More scientists needed
Learning more will mean bringing in more scientists with expertise in brain development, Foote says. "Right now, there is a shortage of investigators" to do that kind of work, he says. "They are largely busy with normative developmental issues, just understanding the basics of how any brain gets put together."
But if the pieces do ever come together, some researchers and advocates envision a day when fetuses or babies could be tested for autism risks and treated before the damage was done. The treatments might include drugs, diets or more refined versions of the teaching methods already helping many autistic children.
While the work goes on, families hit hard by autism will struggle on.
Jean and James Yates of Westchester County, N.Y., gave blood for the autism project several years ago and remain hopeful that their contribution will help someone, maybe even their own two severely autistic sons. Dylan, almost 12, does not speak and communicates little, except with tantrums. Brother Robert, 10, can read and speaks a little, but mostly just to show off his arcane knowledge of geography.
"If you ask Robert 'What is the capital of South Africa?' he'll tell you," his mother says. "If he goes to the dentist and he's desperate, he'll yell 'Fire!' But he cannot say to you, 'I want to leave the dentist's office.' "

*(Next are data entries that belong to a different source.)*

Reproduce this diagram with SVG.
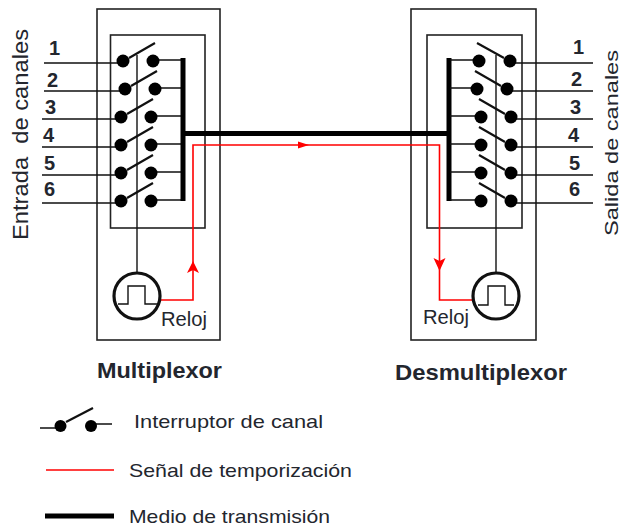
<svg xmlns="http://www.w3.org/2000/svg" width="622" height="528" viewBox="0 0 622 528">
<style>
text{font-family:"Liberation Sans",Arial,sans-serif;fill:#23262e}
.box{fill:none;stroke:#222;stroke-width:1.6}
.w{fill:none;stroke:#111;stroke-width:1.4}
.arm{fill:none;stroke:#111;stroke-width:2.200}
.bus{fill:none;stroke:#000;stroke-width:5}
.red{fill:none;stroke:#f00;stroke-width:1.6}
.ah{fill:#f00}
.dot{fill:#000}
.clk{fill:#fff;stroke:#111;stroke-width:3.200}
.num{font-size:20px;font-weight:bold}
.ttl{font-size:22px;font-weight:bold}
.side{font-size:22px}
.side2{font-size:19px}
.lab{font-size:20px}
.leg{font-size:19px}
</style>
<rect width="622" height="528" fill="#fff"/>
<g id="multiplexor">
<rect class="box" x="97" y="9" width="123" height="331"/>
<rect class="box" x="110.500" y="35" width="94.500" height="193"/>
<text class="ttl" x="97" y="378" textLength="125" lengthAdjust="spacingAndGlyphs">Multiplexor</text>
</g>
<g id="demultiplexor">
<rect class="box" x="411" y="9" width="125" height="331"/>
<rect class="box" x="427" y="35" width="95" height="193"/>
<text class="ttl" x="395" y="380" textLength="172" lengthAdjust="spacingAndGlyphs">Desmultiplexor</text>
</g>
<g id="connectors">
<path class="w" d="M44 63H123M44 91H125M42 119H121M42 147H121M42 175H121M42 203H121"/>
<path class="w" d="M153 60H182M155 88H182M151 116H182M151 144H182M151 172H182M151 200H182"/>
<path class="w" d="M137 55V272"/>
<path class="bus" d="M183 58V201M183 133.500H449M449 58V201"/>
<path class="w" d="M593 63H510M593 91H507M593 119H511M593 147H511M593 175H511M593 203H511"/>
<path class="w" d="M479 60H450M477 88H450M481 116H450M481 144H450M481 172H450M481 200H450"/>
<path class="w" d="M496 55V272"/>
<path class="red" d="M161 300H193V145H439.500V300H472"/>
<path class="ah" d="M193 261L199 273L193 270L187 273Z"/>
<path class="ah" d="M439.500 271L433.500 258L439.500 261L445.500 258Z"/>
<path class="ah" d="M309 145L298 141.500V148.500Z"/>
</g>
<g id="switches-left">
<g class="dot">
<circle cx="123" cy="61" r="6.500"/><circle cx="153" cy="61" r="6.500"/>
<circle cx="125" cy="89" r="6.500"/><circle cx="155" cy="89" r="6.500"/>
<circle cx="121" cy="117" r="6.500"/><circle cx="151" cy="117" r="6.500"/>
<circle cx="121" cy="145" r="6.500"/><circle cx="151" cy="145" r="6.500"/>
<circle cx="121" cy="173" r="6.500"/><circle cx="151" cy="173" r="6.500"/>
<circle cx="121" cy="201" r="6.500"/><circle cx="151" cy="201" r="6.500"/>
</g>
<path class="arm" d="M129 58L155 43M131 86L157 71M127 114L153 99M127 142L153 127M127 170L153 155M127 198L153 183"/>
</g>
<g id="switches-right">
<g class="dot">
<circle cx="479" cy="61" r="6.500"/><circle cx="510" cy="61" r="6.500"/>
<circle cx="477" cy="89" r="6.500"/><circle cx="507" cy="89" r="6.500"/>
<circle cx="481" cy="117" r="6.500"/><circle cx="511" cy="117" r="6.500"/>
<circle cx="481" cy="145" r="6.500"/><circle cx="511" cy="145" r="6.500"/>
<circle cx="481" cy="173" r="6.500"/><circle cx="511" cy="173" r="6.500"/>
<circle cx="481" cy="201" r="6.500"/><circle cx="511" cy="201" r="6.500"/>
</g>
<path class="arm" d="M477 43L504 58M475 71L501 86M479 99L505 114M479 127L505 142M479 155L505 170M479 183L505 198"/>
</g>
<g id="clock-left">
<circle class="clk" cx="137" cy="296" r="23"/>
<path class="w" d="M118 304H128V286H145V304H158"/>
<text class="lab" x="161" y="326" textLength="46" lengthAdjust="spacingAndGlyphs">Reloj</text>
</g>
<g id="clock-right">
<circle class="clk" cx="496" cy="296" r="23"/>
<path class="w" d="M478 305H488V286H505V305H514"/>
<text class="lab" x="423" y="324" textLength="46" lengthAdjust="spacingAndGlyphs">Reloj</text>
</g>
<g id="channel-labels">
<text class="num" x="49" y="55">1</text>
<text class="num" x="47" y="87">2</text>
<text class="num" x="45" y="114">3</text>
<text class="num" x="43" y="142">4</text>
<text class="num" x="44" y="170">5</text>
<text class="num" x="44" y="196">6</text>
<text class="num" x="573" y="54">1</text>
<text class="num" x="571" y="86">2</text>
<text class="num" x="570" y="114">3</text>
<text class="num" x="568" y="142">4</text>
<text class="num" x="569" y="170">5</text>
<text class="num" x="569" y="196">6</text>
<text class="side" transform="translate(28 240) rotate(-90)" textLength="211" lengthAdjust="spacingAndGlyphs" xml:space="preserve">Entrada  de canales</text>
<text class="side2" transform="translate(618 236) rotate(-90)" textLength="186" lengthAdjust="spacingAndGlyphs">Salida de canales</text>
</g>
<g id="legend">
<path class="w" d="M40 428H60M91 424H112"/>
<path class="arm" d="M66 422L93 408"/>
<circle class="dot" cx="60.500" cy="426" r="6"/>
<circle class="dot" cx="91" cy="426" r="6"/>
<text class="leg" x="134" y="428" textLength="189" lengthAdjust="spacingAndGlyphs">Interruptor de canal</text>
<path class="red" d="M46 470H114"/>
<text class="leg" x="129" y="477" textLength="223" lengthAdjust="spacingAndGlyphs">Señal de temporización</text>
<path class="bus" d="M45 516H114"/>
<text class="leg" x="129" y="523" textLength="201" lengthAdjust="spacingAndGlyphs">Medio de transmisión</text>
</g>
</svg>
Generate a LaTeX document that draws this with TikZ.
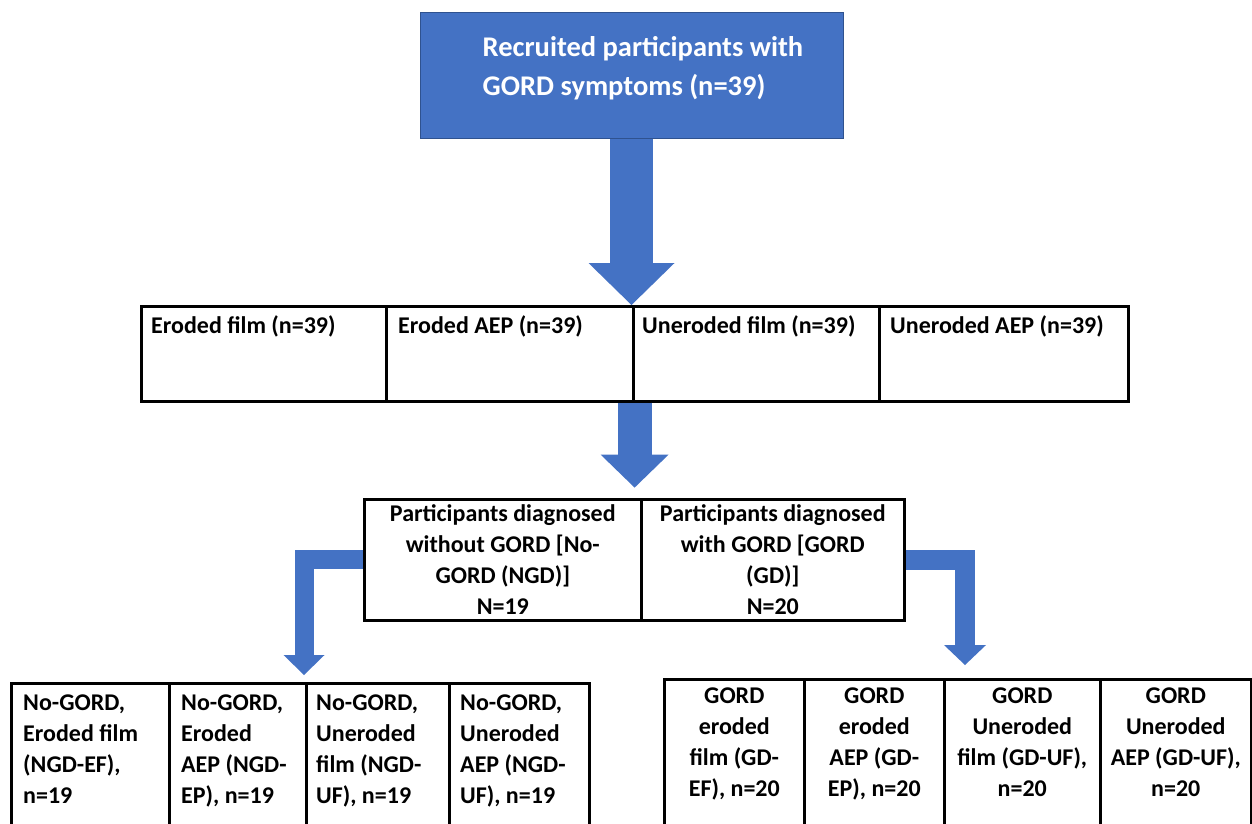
\documentclass[tikz,border=0pt]{standalone}
\usepackage{fontspec}
\setmainfont{Carlito}
\usetikzlibrary{arrows.meta}
\definecolor{boxblue}{HTML}{4472C4}
\definecolor{edgeblue}{HTML}{2F528F}

\begin{document}
\begin{tikzpicture}[x=1pt, y=-1pt,
  cell/.style={draw=black, line width=2.6pt, inner sep=0pt, anchor=north west},
  celltext/.style={font=\bfseries\fontsize{24}{31}\selectfont, inner sep=0pt},
  bigarrow/.style={draw=boxblue, line width=#1}]
\useasboundingbox (0,0) rectangle (1252,823);
\clip (0,0) rectangle (1252,823);

% Recruitment box
\node[fill=boxblue, draw=edgeblue, line width=1pt, minimum width=423pt, minimum height=126pt] (recruit) at (631.5,75) {};
\node[celltext, text=white, align=left, anchor=west, font=\bfseries\fontsize{28.5}{39}\selectfont] (recruit-t) at ([xshift=63pt, yshift=7pt]recruit.west) {Recruited participants with\\GORD symptoms (n=39)};

% Samples - one row of four cells
\node[cell, minimum width=245pt, minimum height=95pt] (ef) at (140,305) {};
\node[cell, minimum width=247pt, minimum height=95pt] (ea) at (385,305) {};
\node[cell, minimum width=246pt, minimum height=95pt] (uf) at (632,305) {};
\node[cell, minimum width=249pt, minimum height=95pt] (ua) at (878,305) {};
\node[celltext, anchor=west] (ef-t) at ([xshift=11pt, yshift=-21pt]ef.north west) {Eroded film (n=39)};
\node[celltext, anchor=west] (ea-t) at ([xshift=13pt, yshift=-21pt]ea.north west) {Eroded AEP (n=39)};
\node[celltext, anchor=west] (uf-t) at ([xshift=10pt, yshift=-21pt]uf.north west) {Uneroded film (n=39)};
\node[celltext, anchor=west] (ua-t) at ([xshift=12pt, yshift=-21pt]ua.north west) {Uneroded AEP (n=39)};

% Diagnosis split
\node[cell, minimum width=277pt, minimum height=121pt] (ngd) at (363,498) {};
\node[cell, minimum width=263pt, minimum height=121pt] (gd) at (640,498) {};
\node[celltext, align=center] (ngd-t) at (ngd.center) {Participants diagnosed\\without GORD [No-\\GORD (NGD)]\\N=19};
\node[celltext, align=center] (gd-t) at (gd.center) {Participants diagnosed\\with GORD [GORD\\(GD)]\\N=20};

% No-GORD groups
\node[cell, minimum width=158pt, minimum height=200pt] (nef) at (10,682) {};
\node[cell, minimum width=137pt, minimum height=200pt] (nea) at (168,682) {};
\node[cell, minimum width=143pt, minimum height=200pt] (nuf) at (305,682) {};
\node[cell, minimum width=140pt, minimum height=200pt] (nua) at (448,682) {};
\node[celltext, align=left, anchor=north west] (nef-t) at ([xshift=13pt, yshift=-13pt]nef.north west) {No-GORD,\\Eroded film\\(NGD-EF),\\n=19};
\node[celltext, align=left, anchor=north west] (nea-t) at ([xshift=13pt, yshift=-13pt]nea.north west) {No-GORD,\\Eroded\\AEP (NGD-\\EP), n=19};
\node[celltext, align=left, anchor=north west] (nuf-t) at ([xshift=11pt, yshift=-13pt]nuf.north west) {No-GORD,\\Uneroded\\film (NGD-\\UF), n=19};
\node[celltext, align=left, anchor=north west] (nua-t) at ([xshift=12pt, yshift=-13pt]nua.north west) {No-GORD,\\Uneroded\\AEP (NGD-\\UF), n=19};

% GORD groups
\node[cell, minimum width=140pt, minimum height=200pt] (gef) at (663,678) {};
\node[cell, minimum width=140pt, minimum height=200pt] (gea) at (803,678) {};
\node[cell, minimum width=156pt, minimum height=200pt] (guf) at (943,678) {};
\node[cell, minimum width=151pt, minimum height=200pt] (gua) at (1099,678) {};
\node[celltext, align=center, anchor=north] (gef-t) at ([yshift=-10pt]gef.north) {GORD\\eroded\\film (GD-\\EF), n=20};
\node[celltext, align=center, anchor=north] (gea-t) at ([yshift=-10pt]gea.north) {GORD\\eroded\\AEP (GD-\\EP), n=20};
\node[celltext, align=center, anchor=north] (guf-t) at ([yshift=-10pt]guf.north) {GORD\\Uneroded\\film (GD-UF),\\n=20};
\node[celltext, align=center, anchor=north] (gua-t) at ([yshift=-10pt]gua.north) {GORD\\Uneroded\\AEP (GD-UF),\\n=20};

% Block arrows
\coordinate (ltip) at (304,675);
\coordinate (rtip) at (965,665);
\draw[bigarrow=43pt, -{Triangle[length=42pt, width=86pt, line width=0pt]}] (recruit.south) -- (recruit.south |- ea.north);
\draw[bigarrow=34pt, -{Triangle[length=33pt, width=68pt, line width=0pt]}] (ea.south east) -- ++(0,85);
\draw[bigarrow=19pt, -{Triangle[length=20pt, width=41pt, line width=0pt]}] (ngd.west) -| (ltip);
\draw[bigarrow=20pt, -{Triangle[length=20pt, width=42pt, line width=0pt]}] (gd.east) -| (rtip);
\end{tikzpicture}
\end{document}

Maybe the research will help the boys' older brother or their four half-siblings, none of whom has children yet. If the family does carry autism susceptibility genes, "I'd like for them to know about it," Jean says.
In any case, she says, "when you are a parent of children like this, there are so many ways you feel helpless. But this is empowering. You know that somewhere down the line this is going to help someone."
Says Geschwind: "We are going to find the major pathways that cause the disease. ... The bridge to treatment may be hard to cross. But you can't get there without the genes."